A: With epilepsy and some other things, but that's outside my expertise.

    Q: What's the theory about why it works?

    A: Essentially, you're making a functional lesion in the brain and resetting the brain circuitry. You're decreasing the excitation in a part of the brain called the subthalamic nucleus.

    Q: I've heard that very near the region that is electrically stimulated there's also a region related to despair and anxiety. Gerald Fischbach, the head of NINDS, described a video of a patient who was stimulated, inadvertently, in that region and just wanted to die -- until the stimulation was halted. Fischbach said the area was only 2 millimeters shy of the target region. That's less than a tenth of an inch.

    A: Yes, missing by that much can lead to acute depression. We've also seen people laugh when the wire touches certain regions. We don't know much about these phenomena. Certain functions are highly localized in the brain.

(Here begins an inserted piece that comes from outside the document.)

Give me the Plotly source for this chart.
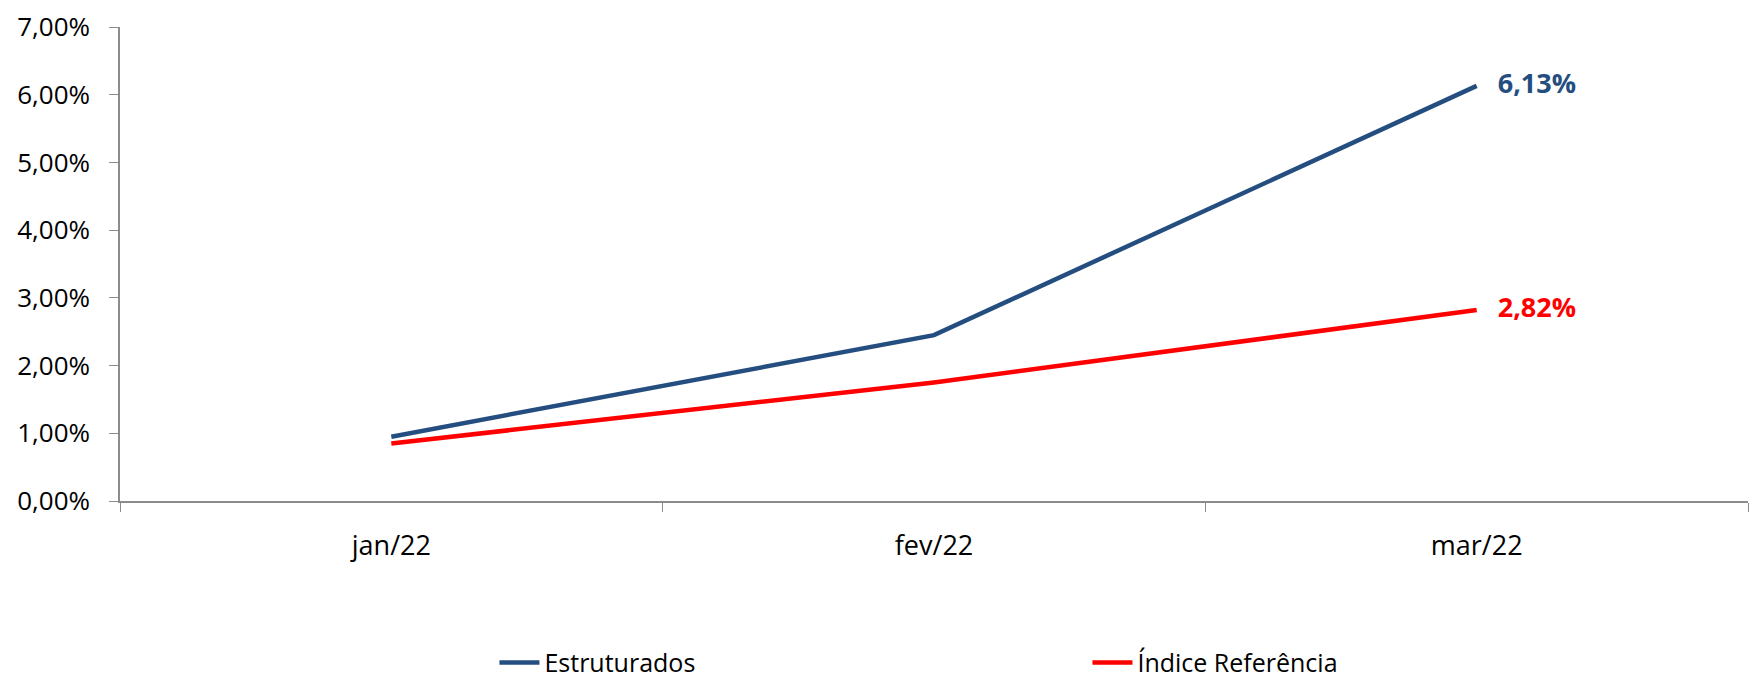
import plotly.graph_objects as go

categories = ["jan/22", "fev/22", "mar/22"]
estruturados = [0.95, 2.45, 6.13]
indice = [0.85, 1.75, 2.82]
est_labels = ["", "", "   6,13%"]
ind_labels = ["", "", "   2,82%"]
y_ticks = [0, 1, 2, 3, 4, 5, 6, 7]
y_tick_labels = ["0,00%", "1,00%", "2,00%", "3,00%", "4,00%", "5,00%", "6,00%", "7,00%"]

BLUE = "#254E80"
RED = "#FF0000"
FONT = "Open Sans"

fig = go.Figure()
fig.add_trace(go.Scatter(
    x=categories, y=estruturados, name="Estruturados", mode="lines+text",
    line=dict(color=BLUE, width=4.5), text=est_labels, textposition="middle right",
    textfont=dict(color=BLUE, size=27, family=FONT, weight="bold"), cliponaxis=False))
fig.add_trace(go.Scatter(
    x=categories, y=indice, name="Índice Referência", mode="lines+text",
    line=dict(color=RED, width=4.5), text=ind_labels, textposition="middle right",
    textfont=dict(color=RED, size=27, family=FONT, weight="bold"), cliponaxis=False))

# page body adds an 8px offset; figure sized to the visible window
fig.update_layout(
    width=1749, height=672,
    margin=dict(l=112, r=9, t=19, b=179, autoexpand=False),
    plot_bgcolor="white", paper_bgcolor="white",
    font=dict(family=FONT, size=27, color="#000000"),
    showlegend=True,
    legend=dict(orientation="h", x=0.230, xanchor="left", y=-0.341, yanchor="middle",
                entrywidth=538, entrywidthmode="pixels", font=dict(size=25),
                itemwidth=40),
)
fig.update_xaxes(
    range=[-0.5, 2.5], automargin=False,
    showline=True, linecolor="#8C8C8C", linewidth=1.5,
    ticks="outside", tickson="boundaries", ticklen=9, tickcolor="#8C8C8C",
    showgrid=False, tickfont=dict(size=27), ticklabelstandoff=20,
)
fig.update_yaxes(
    range=[0, 7], tickvals=y_ticks, ticktext=y_tick_labels, automargin=False,
    showline=True, linecolor="#8C8C8C", linewidth=1.5,
    ticks="outside", ticklen=9, tickcolor="#8C8C8C", ticklabeloverflow="allow",
    showgrid=False, zeroline=False, tickfont=dict(size=26), ticklabelstandoff=14,
)
fig.write_html("out.html")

    Q: How is the electrode inserted?

    A: The neurosurgeon knows when he's reached the right point because of readings that come back from the tip of the electrode. He also relies on MRI (magnetic resonance imaging) maps to determine how deep in the brain he needs to go to get to the structure.

    Q: How big is the target?

    A: Less than a centimeter in diameter. About the size of a pea.

    Q: Fischbach says there are several areas where there's real hope of revolutionary progress in treatment of Parkinson's. Where do you think the greatest hope lies?

    A: I think the stem-cell research is the best hope. The work is still in its infancy, but we believe that cells at certain early stages in their development can, with the right stimulus, be transformed into any kind of cell in the body -- including brain cells.

    If we could grow dopamine-producing cells in the laboratory -- it's a dopamine shortfall in the brain that causes the symptoms of Parkinson's -- then we could implant them in the brain where they'd function as normal dopamine-producing cells.

    Remember though: Even if we can grow these cells in a dish, we still have to get them to work in the brain.

    Q: Why do you think this is the best hope in Parkinson's research?

    A: Because you're actually reversing the pathology in the brain -- remodeling the brain itself.

    Q: The old-fashioned helper is the drug L-dopa. How does it work?

    A: It's converted by the brain into dopamine.

    Q: What are the downsides?

    A: You have long-term side effects. Involuntary movements. And then sometimes the medication works and sometimes it doesn't.

    Q: I hear about cell-replacement therapy -- putting cells into the basal ganglia region, cells that make dopamine. Is that stem-cell work?

    A: Fetal cells and pig cells are also being tried.

    Q: And how are those cells delivered to the brain?

    A: They're injected.

    Q: What's your research?

    A: In our clinic, we're testing a new form of L-dopa that's fast acting. We're working with a compound that's supposed to regenerate brain cells and a couple of drugs that produce dopamine-like effects. We're also testing a drug available for Lou Gherig's disease that may slow the disease process in Parkinson's.

    As far as surgical therapy, we're monitoring the effects of deep-brain stimulation.

    Q: How do things look today, compared with 20 years ago?

    A: Much more promising. That's because more research is being done and much more money is being given to Parkinson's research.